On Amazon (link not provided), "Wisdom for the Soul: Five Millennia of Prescriptions for Spiritual Healing by Larry Chang" is listed with the date April 28, 2006, which I assume to be the publication date. Goodreads agrees with this publication date. The 2006 date agrees with the copyright of the book (Google Books link). Thus, I will assume the book was not published before January 1, 2006.
The earliest version of the quote I could find online was in Wikiquotes, appearing on October 27, 2005. It appeared under the category "Attributed" and not "Sourced," so it probably wasn't extant earlier. I could not find any older versions of the quote even after hours of searching. The next oldest confirmed version was on October 17, 2007 here and then in April 18, 2008 here.
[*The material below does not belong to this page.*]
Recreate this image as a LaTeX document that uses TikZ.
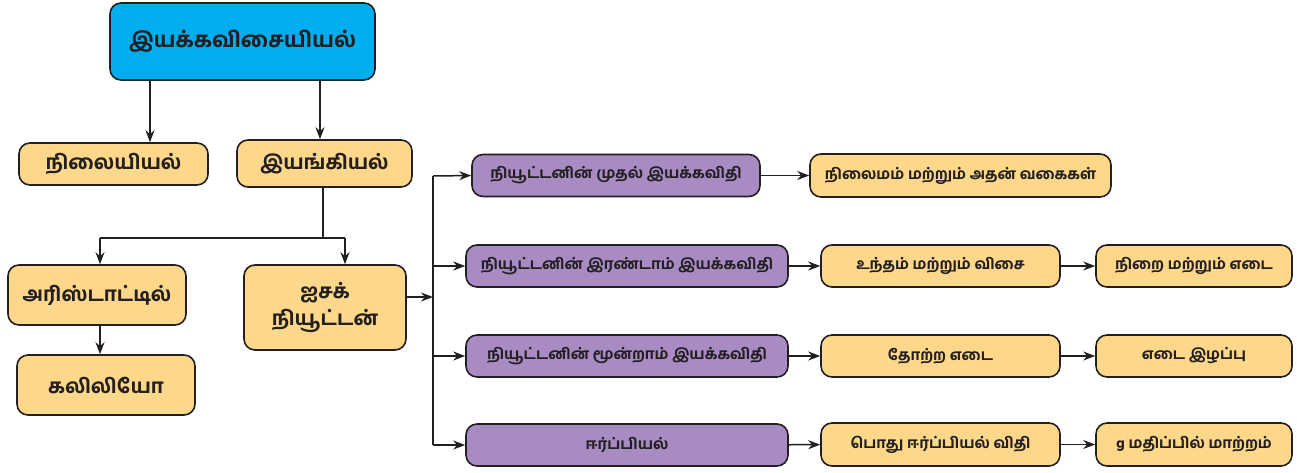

A problem with this methodology is that InternetArchive isn't archiving much random webpages from earlier, so I cannot confirm when the quote first popped up at earlier times.
This appears to be one of the times where Wikipedia contains a random fact, an (untrustworthy) book uses it, and Wikipedia gets to cite it. This is an example of fabricated facts on Wikipedia getting published in books (and in this case, even a book published by the University of Chicago). The book states it hence
This kind of feedback loop—wherein an error that appears on Wikipedia then trickles to sources that Wikipedia considers authoritative, which are in turn used as evidence for the original falsehood—is a documented phenomenon.
As the Wikiquote quote appeared before the book, the book likely copied Wikiquote and Wikiquote cited it. This removes all credibility the book has. The lack of similar versions of the quote (online and in print) also makes the attribution unlikely. Where there should be evidence, there isn't.
Did Jonas Salk say “I have had dreams and I have had nightmares”, etc.?
Jonas Salk likely did not make a similar statement. The claim is dubious.